Separately, a LineCounter struct is added which is wraps an io.Reader and records the positions of every line ending and provides a call to go from an offset to line number and line start offset. Callers can use this to reconstruct "line:col" given a byte offset from Node.Offset, etc. Notice that the question of how to deal with tabs or multi-byte characters becomes the caller's responsibility; this is intentional. (I didn't bother to implement alternate line endings, it assumes \n for now, but this could be done easily.) I'm not sure if it is appropriate to have a LineCounter inside the HTML package, it could just as well be somewhere else.
Working Prototype
The working code with these modifications is here: https://github.com/vugu/html .

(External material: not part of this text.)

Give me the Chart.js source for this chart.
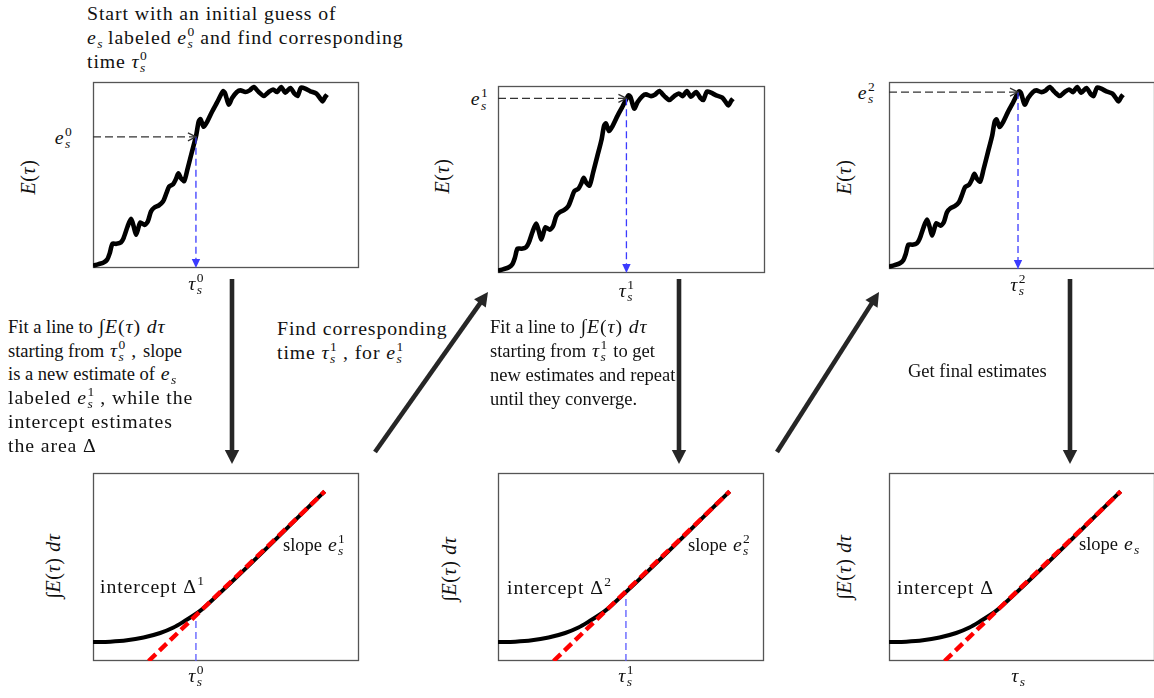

The main commit that touches the internal stuff is: https://github.com/vugu/html/commit/da33d265c2a8fa501665a122efbf1441162a6b3b
Some basic tests are in there, I'm sure more could be done. (I also haven't looked at code that writes out HTML to see how the originally-cased data can be used there too or if this would be an option or what.) I also understand if some of this needs to be split up, this proposal is a few different things lumped together.
I believe these features could be generally useful and so I wanted to see if this is something that could potentially end up being merged, and if so discuss what's required to get to that point.